▶ Dataset section
○ ○ ○

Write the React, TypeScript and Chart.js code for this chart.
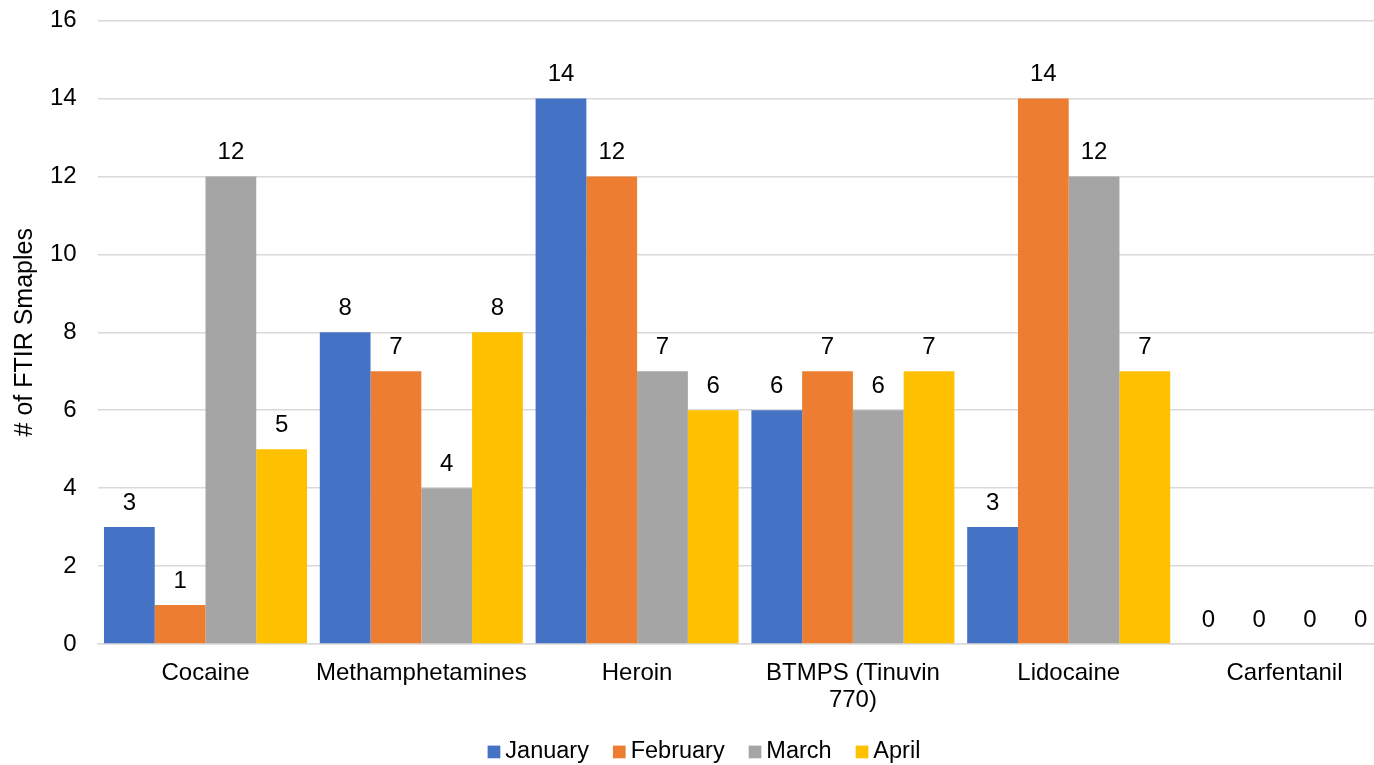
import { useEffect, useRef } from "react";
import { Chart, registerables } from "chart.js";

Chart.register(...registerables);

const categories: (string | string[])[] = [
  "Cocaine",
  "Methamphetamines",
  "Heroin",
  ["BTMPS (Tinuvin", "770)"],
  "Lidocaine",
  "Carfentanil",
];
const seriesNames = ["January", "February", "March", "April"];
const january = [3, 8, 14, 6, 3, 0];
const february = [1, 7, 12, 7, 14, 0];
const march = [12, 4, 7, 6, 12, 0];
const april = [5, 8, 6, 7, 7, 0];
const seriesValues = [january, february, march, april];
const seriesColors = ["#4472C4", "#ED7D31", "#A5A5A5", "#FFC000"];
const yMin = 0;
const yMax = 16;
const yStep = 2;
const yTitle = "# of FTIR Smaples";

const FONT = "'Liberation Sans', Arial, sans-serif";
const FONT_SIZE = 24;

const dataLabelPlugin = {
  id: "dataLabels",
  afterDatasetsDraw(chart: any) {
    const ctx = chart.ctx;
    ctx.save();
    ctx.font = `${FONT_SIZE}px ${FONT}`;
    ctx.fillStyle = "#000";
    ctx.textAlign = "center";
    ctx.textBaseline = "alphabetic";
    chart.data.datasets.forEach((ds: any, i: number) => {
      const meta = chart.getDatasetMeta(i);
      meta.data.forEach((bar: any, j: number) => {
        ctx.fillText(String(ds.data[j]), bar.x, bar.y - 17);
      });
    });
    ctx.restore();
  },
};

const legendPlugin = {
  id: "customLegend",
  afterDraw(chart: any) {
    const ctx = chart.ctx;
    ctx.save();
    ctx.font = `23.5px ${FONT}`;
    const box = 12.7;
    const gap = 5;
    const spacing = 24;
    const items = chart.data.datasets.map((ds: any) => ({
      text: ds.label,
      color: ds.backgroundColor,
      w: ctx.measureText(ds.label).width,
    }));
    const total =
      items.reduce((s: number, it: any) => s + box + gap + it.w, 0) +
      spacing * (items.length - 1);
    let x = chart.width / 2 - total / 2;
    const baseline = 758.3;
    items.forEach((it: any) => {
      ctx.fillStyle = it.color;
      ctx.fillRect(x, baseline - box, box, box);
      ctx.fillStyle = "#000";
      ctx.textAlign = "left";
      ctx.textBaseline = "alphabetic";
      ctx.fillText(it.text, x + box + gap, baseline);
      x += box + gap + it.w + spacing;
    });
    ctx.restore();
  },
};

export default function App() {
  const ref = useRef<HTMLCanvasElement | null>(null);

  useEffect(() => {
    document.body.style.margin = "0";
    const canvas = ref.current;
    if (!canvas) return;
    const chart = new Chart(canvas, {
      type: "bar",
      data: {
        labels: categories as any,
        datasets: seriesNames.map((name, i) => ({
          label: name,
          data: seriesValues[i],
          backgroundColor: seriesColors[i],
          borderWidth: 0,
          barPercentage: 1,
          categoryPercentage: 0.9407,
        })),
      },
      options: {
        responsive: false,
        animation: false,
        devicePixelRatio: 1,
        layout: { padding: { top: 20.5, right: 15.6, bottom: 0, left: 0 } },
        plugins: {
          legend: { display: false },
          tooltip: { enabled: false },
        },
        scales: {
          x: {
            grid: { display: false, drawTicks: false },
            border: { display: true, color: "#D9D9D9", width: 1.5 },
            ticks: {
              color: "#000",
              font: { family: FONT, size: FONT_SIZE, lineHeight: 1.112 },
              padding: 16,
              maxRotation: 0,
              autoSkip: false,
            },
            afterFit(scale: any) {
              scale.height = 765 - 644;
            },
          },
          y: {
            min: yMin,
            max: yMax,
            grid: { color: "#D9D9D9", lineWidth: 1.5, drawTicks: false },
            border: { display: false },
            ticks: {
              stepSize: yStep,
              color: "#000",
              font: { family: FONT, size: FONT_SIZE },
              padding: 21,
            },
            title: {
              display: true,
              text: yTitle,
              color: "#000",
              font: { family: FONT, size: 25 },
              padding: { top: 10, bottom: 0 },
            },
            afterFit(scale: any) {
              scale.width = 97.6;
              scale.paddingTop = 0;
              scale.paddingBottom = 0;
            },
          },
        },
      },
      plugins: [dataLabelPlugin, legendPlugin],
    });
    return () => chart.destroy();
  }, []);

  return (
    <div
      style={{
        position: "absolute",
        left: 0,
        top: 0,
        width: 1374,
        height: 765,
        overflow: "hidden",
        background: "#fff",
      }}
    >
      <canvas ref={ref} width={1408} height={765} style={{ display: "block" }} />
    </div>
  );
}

○ ○ ○

▶ Task brief
Exactly as they appear, print the lines of the listing above from its first line through the line that contains "Chart.register(...registerables);", minus the pictures.

▶ Full output
Write the React, TypeScript and Chart.js code for this chart.
import { useEffect, useRef } from "react";
import { Chart, registerables } from "chart.js";

Chart.register(...registerables);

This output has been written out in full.